The nuclear deal reached between the Obama Administration and Iran is a culmination of geopolitical shifts that began with the U. S. invasion of Iraq in 2003. Following the toppling of Saddam Hussein’s regime in Baghdad — with U.S. forces to the west of Iran inside Iraq, and U.S. forces to the east of Iran inside Afghanistan — Iran demonstrated an interest in a strategic understanding with the United States. Had the Bush Administration engaged the Iranian mullahs at that point in time, it would have done so from a clear position of strength; not weakness. However, the Bush Administration was unwilling to engage Iran then. And in the years that followed, Iraq came apart, undermining the American position in the Middle East. This permitted Iranian influence to seep deeply into Iraq, a place that periodically throughout history had been part of greater Persia. Iran now enjoys a zone of influence, albeit not a contiguous one, stretching from the Mediterranean to the confines of Central Asia, a throwback to the Persian empires of antiquity and the early Middle Ages. In addition to its widespread support for radicalized proxies like Hezbollah in Lebanon and the Houthi tribesmen in Yemen, Iran has constructed a nuclear program that practically constitutes a threshold bomb-making one. With all this in mind, the nuclear accord just announced demonstrates the limitations of American power in the Middle East.
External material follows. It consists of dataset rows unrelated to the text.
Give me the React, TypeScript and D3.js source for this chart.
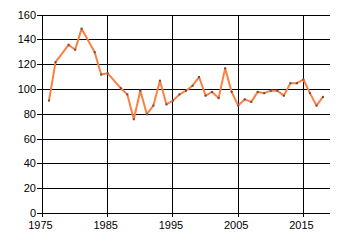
import React from "react";
import * as d3 from "d3";

const years = [1976,1977,1979,1980,1981,1983,1984,1985,1987,1988,1989,1990,1991,1992,1993,1994,1995,1996,1997,1998,1999,2000,2001,2002,2003,2004,2005,2006,2007,2008,2009,2010,2011,2012,2013,2014,2015,2016,2017,2018];
const values = [91,122,136,132,149,130,112,113,101,96,76,99,80,87,107,88,91,96,99,103,110,95,98,93,117,98,87,92,90,98,97,99,99,95,105,105,108,97,87,94];
const xTicks = [1975, 1985, 1995, 2005, 2015];
const yTicks = [0, 20, 40, 60, 80, 100, 120, 140, 160];

export default function App() {
  const W = 340, H = 245;
  const x = d3.scaleLinear().domain([1975, 2019]).range([42.5, 329.5]);
  const y = d3.scaleLinear().domain([0, 160]).range([213.5, 15]);
  const px = (v: number) => Math.floor(v) + 0.5;
  const data = years.map((yr, i) => ({ yr, v: values[i] }));
  const line = d3.line<{ yr: number; v: number }>().x(d => x(d.yr)).y(d => y(d.v));
  const font = "'Liberation Sans', Arial, sans-serif";
  return (
    <svg width={W} height={H} style={{ position: "absolute", left: 0, top: 0, background: "#fff" }}>
      <rect x={0} y={0} width={W} height={H} fill="#fff" />
      {yTicks.map(t => (
        <g key={"y" + t}>
          <line x1={37} x2={330} y1={px(y(t))} y2={px(y(t))} stroke="#000" strokeWidth={1} />
          <text x={36} y={px(y(t))} dy="0.35em" textAnchor="end" fontFamily={font} fontSize={11} fill="#000">{t}</text>
        </g>
      ))}
      {xTicks.map(t => (
        <g key={"x" + t}>
          <line x1={px(x(t))} x2={px(x(t))} y1={15} y2={217} stroke="#000" strokeWidth={1} />
          <text x={x(t) - 2} y={229} textAnchor="middle" fontFamily={font} fontSize={11} fill="#000">{t}</text>
        </g>
      ))}
      <path d={line(data) || ""} fill="none" stroke="#ff7f40" strokeWidth={2} strokeLinejoin="round" />
      {data.map(d => (
        <rect key={d.yr} x={x(d.yr) - 1} y={y(d.v) - 1} width={2} height={2} fill="#555" />
      ))}
    </svg>
  );
}
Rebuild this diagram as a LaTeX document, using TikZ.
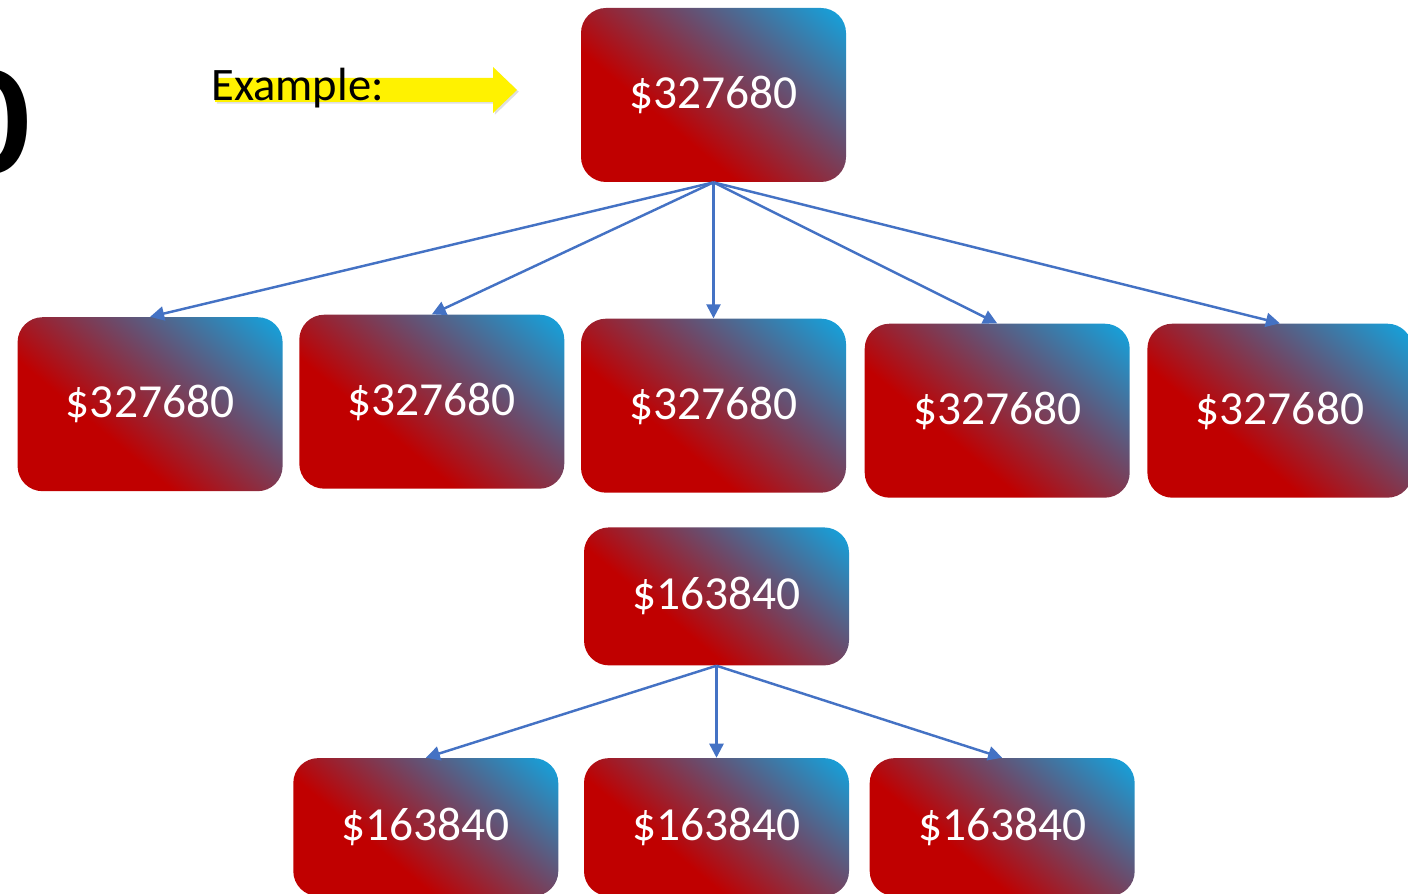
\documentclass[tikz,border=0pt]{standalone}
\usepackage{fontspec}
\setmainfont{Carlito}
\usepackage{tikz}
\usetikzlibrary{positioning, arrows.meta, shadows}
\usepackage{xcolor}
\definecolor{boxred}{HTML}{C00000}
\definecolor{boxmid}{HTML}{6B4B6B}
\definecolor{boxblue}{HTML}{14A2DC}
\definecolor{linkblue}{HTML}{4472C4}
\pgfdeclareverticalshading{boxshade}{100bp}{color(0bp)=(boxred); color(38bp)=(boxred); color(60bp)=(boxmid); color(84bp)=(boxblue); color(100bp)=(boxblue)}

\begin{document}
\begin{tikzpicture}[node distance=10pt,
  money/.style={shade, shading=boxshade, shading angle=-40, rounded corners=0.5cm, minimum width=5.3cm, minimum height=3.48cm, inner sep=0pt, text=white, font=\fontsize{27}{31}\selectfont},
  flat/.style={money, minimum height=2.76cm},
  link/.style={draw=linkblue, line width=1.4pt, -{Triangle[length=8pt, width=8pt]}}]
  \useasboundingbox (0,0) rectangle (28.16,-17.88);
  \clip (0,0) rectangle (28.16,-17.88);

  \node[anchor=east, inner sep=0pt, font=\fontsize{90}{90}\selectfont\bfseries] (zero) at (0.62,-2.45) {0};
  \fill[yellow, drop shadow={opacity=0.25, shadow xshift=1pt, shadow yshift=-1pt}] (4.30,-1.56) -- (9.86,-1.56) -- (9.86,-1.34) -- (10.34,-1.80) -- (9.86,-2.26) -- (9.86,-2.04) -- (4.30,-2.04) -- cycle;
  \node[anchor=base west, inner sep=0pt, font=\fontsize{26.5}{30}\selectfont] (example) at (4.22,-2.02) {Example:};

  \node[money]                                   (top)  at (14.27,-1.90) {\$327680};
  \node[money, below=2.72cm of top]              (c3)   {\$327680};
  \node[money, left=0.32cm of c3, yshift=0.08cm]  (c2)   {\$327680};
  \node[money, left=0.32cm of c2, yshift=-0.05cm] (c1)   {\$327680};
  \node[money, right=0.36cm of c3, yshift=-0.10cm] (c4)  {\$327680};
  \node[money, right=0.34cm of c4]               (c5)   {\$327680};

  \node[flat, below=0.68cm of c3, xshift=0.06cm] (mid)  {\$163840};
  \node[flat, below=1.84cm of mid]               (b2)   {\$163840};
  \node[flat, left=0.5cm of b2]                  (b1)   {\$163840};
  \node[flat, right=0.4cm of b2]                 (b3)   {\$163840};

  \foreach \kid in {c1, c2, c3, c4, c5}
    \draw[link] (top.south) -- (\kid.north);
  \foreach \kid in {b1, b2, b3}
    \draw[link] (mid.south) -- (\kid.north);
\end{tikzpicture}
\end{document}
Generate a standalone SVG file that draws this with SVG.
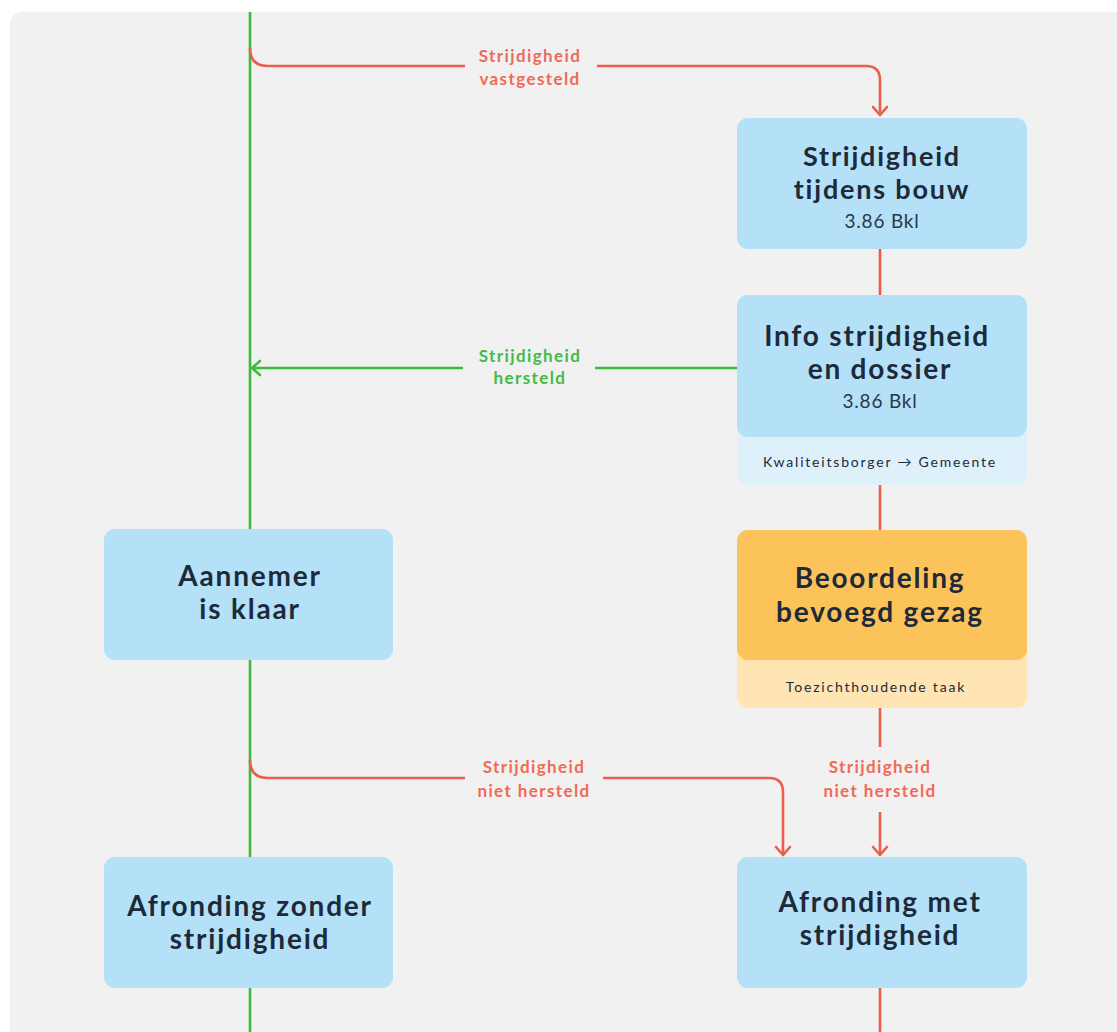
<svg xmlns="http://www.w3.org/2000/svg" width="1117" height="1032" viewBox="0 0 1117 1032">
<defs>
<marker id="ar" viewBox="0 0 12 18" refX="10" refY="9" markerWidth="12" markerHeight="18" markerUnits="userSpaceOnUse" orient="auto">
<path d="M2,2 L10,9 L2,16" fill="none" stroke="#ea5f4b" stroke-width="2.6" stroke-linecap="round" stroke-linejoin="round"/>
</marker>
<marker id="ag" viewBox="0 0 12 18" refX="10" refY="9" markerWidth="12" markerHeight="18" markerUnits="userSpaceOnUse" orient="auto">
<path d="M2,2 L10,9 L2,16" fill="none" stroke="#3fba3f" stroke-width="2.6" stroke-linecap="round" stroke-linejoin="round"/>
</marker>
</defs>
<style>
.blue{fill:#b4e1f8}
.blueS{fill:#def1fb}
.org{fill:#fdc35b}
.orgS{fill:#fee5b3}
.t{font-family:Lato,"Noto Sans",sans-serif;font-weight:700;font-size:28px;letter-spacing:1.8px;fill:#1d2a3a;text-anchor:middle}
.t1{font-size:27px}
.s{font-family:Lato,"Noto Sans",sans-serif;font-weight:400;font-size:19px;letter-spacing:0.8px;fill:#2a3747;text-anchor:middle}
.x{font-family:Lato,"Noto Sans",sans-serif;font-weight:400;font-size:14px;letter-spacing:1.8px;fill:#1d2a3a;text-anchor:middle}
.lr{font-family:Lato,"Noto Sans",sans-serif;font-weight:700;font-size:17px;letter-spacing:1.4px;fill:#ef6a57;text-anchor:middle}
.lg{font-family:Lato,"Noto Sans",sans-serif;font-weight:700;font-size:17px;letter-spacing:1.4px;fill:#44bb44;text-anchor:middle}
.r{fill:none;stroke:#ea5f4b;stroke-width:2.6}
.g{fill:none;stroke:#3fba3f;stroke-width:2.6}
</style>
<rect width="1117" height="1032" fill="#ffffff"/>
<rect x="10" y="12" width="1130" height="1050" rx="12" fill="#f1f1f1"/>
<g id="connectors">
<path class="g" d="M250,12 V1032"/>
<path class="r" d="M250,48 Q250,66 268,66 H465"/>
<path class="r" d="M597,66 H866 Q880,66 880,80 V115" marker-end="url(#ar)"/>
<path class="r" d="M880,249 V295"/>
<path class="g" d="M737,368 H595"/>
<path class="g" d="M463,368 H252" marker-end="url(#ag)"/>
<path class="r" d="M880,485 V530"/>
<path class="r" d="M880,708 V747"/>
<path class="r" d="M880,812 V855" marker-end="url(#ar)"/>
<path class="r" d="M250,760 Q250,778 268,778 H465"/>
<path class="r" d="M603,778 H769 Q783,778 783,792 V855" marker-end="url(#ar)"/>
<path class="r" d="M880,988 V1032"/>
<text class="lr" x="530" y="62">Strijdigheid</text>
<text class="lr" x="530" y="85">vastgesteld</text>
<text class="lg" x="530" y="362">Strijdigheid</text>
<text class="lg" x="530" y="384">hersteld</text>
<text class="lr" x="534" y="773">Strijdigheid</text>
<text class="lr" x="534" y="797">niet hersteld</text>
<text class="lr" x="880" y="773">Strijdigheid</text>
<text class="lr" x="880" y="797">niet hersteld</text>
</g>
<g id="n1">
<rect class="blue" x="737" y="118" width="290" height="131" rx="11"/>
<text class="t t1" x="882" y="166">Strijdigheid</text>
<text class="t t1" x="882" y="199">tijdens bouw</text>
<text class="s" x="882" y="228">3.86 Bkl</text>
</g>
<g id="n2">
<rect class="blueS" x="737" y="295" width="290" height="190" rx="11"/>
<rect class="blue" x="737" y="295" width="290" height="142" rx="11"/>
<text class="t" x="877" y="346">Info strijdigheid</text>
<text class="t" x="880" y="379">en dossier</text>
<text class="s" x="880" y="408">3.86 Bkl</text>
<text class="x" x="880" y="467">Kwaliteitsborger → Gemeente</text>
</g>
<g id="n3">
<rect class="orgS" x="737" y="530" width="290" height="178" rx="11"/>
<rect class="org" x="737" y="530" width="290" height="130" rx="11"/>
<text class="t" x="880" y="588">Beoordeling</text>
<text class="t" x="880" y="622">bevoegd gezag</text>
<text class="x" x="876" y="692">Toezichthoudende taak</text>
</g>
<g id="n4">
<rect class="blue" x="104" y="529" width="289" height="131" rx="11"/>
<text class="t" x="250" y="586">Aannemer</text>
<text class="t" x="250" y="619">is klaar</text>
</g>
<g id="n5">
<rect class="blue" x="104" y="857" width="289" height="131" rx="11"/>
<text class="t" x="250" y="916">Afronding zonder</text>
<text class="t" x="250" y="949">strijdigheid</text>
</g>
<g id="n6">
<rect class="blue" x="737" y="857" width="290" height="131" rx="11"/>
<text class="t" x="880" y="912">Afronding met</text>
<text class="t" x="880" y="945">strijdigheid</text>
</g>
</svg>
The accord constitutes probably the best peaceful opportunity for preventing Iran from making a break-out towards nuclear weaponization at this point, but it also lifts sanctions on the Tehran regime while leaving the basics of its nuclear program intact. With sanctions lifted, the clerical regime will have the economic wherewithal to channel more money to its client, Syrian President Bashar al-Assad, in order to save his regime. The end of sanctions will also improve Iran’s domestic economy and help open it up to the world. Given the sophistication and essential westernization of large numbers of Iranians, the Obama Administration is hoping that before the accord’s restrictions on Iran’s nuclear program are lifted, the regime itself will have changed, or at least have been moderated.
Perhaps the biggest effect of the accord, though officials will not admit this (let alone talk about it), is that the accord creates a better context for U. S.-Iranian cooperation throughout the Middle East where their interests overlap: both Iran and the United States want to weaken the Islamic State in Syria and Iraq; they both want to weaken al-Qaeda in Yemen; they both want to keep the Islamic State out of Afghanistan; and they both want predictable maritime rules-of-engagement in the Persian Gulf. As for Syria, if there is any hope of removing Assad from power without even more chaos or the rise of a Sunni jihadist regime there ensuing, it lies with a diplomatic solution in which both Russia and Iran are engaged. Given that the Middle East will be afflicted by a low intensity war between Sunnis and Shiites for years to come, and with the United States already enjoying close historic ties with major Sunni nations, it is too much to expect that Washington will avoid engaging the region’s principal Shiite power as well. The nuclear accord, in that sense, is part of an historic geopolitical shift.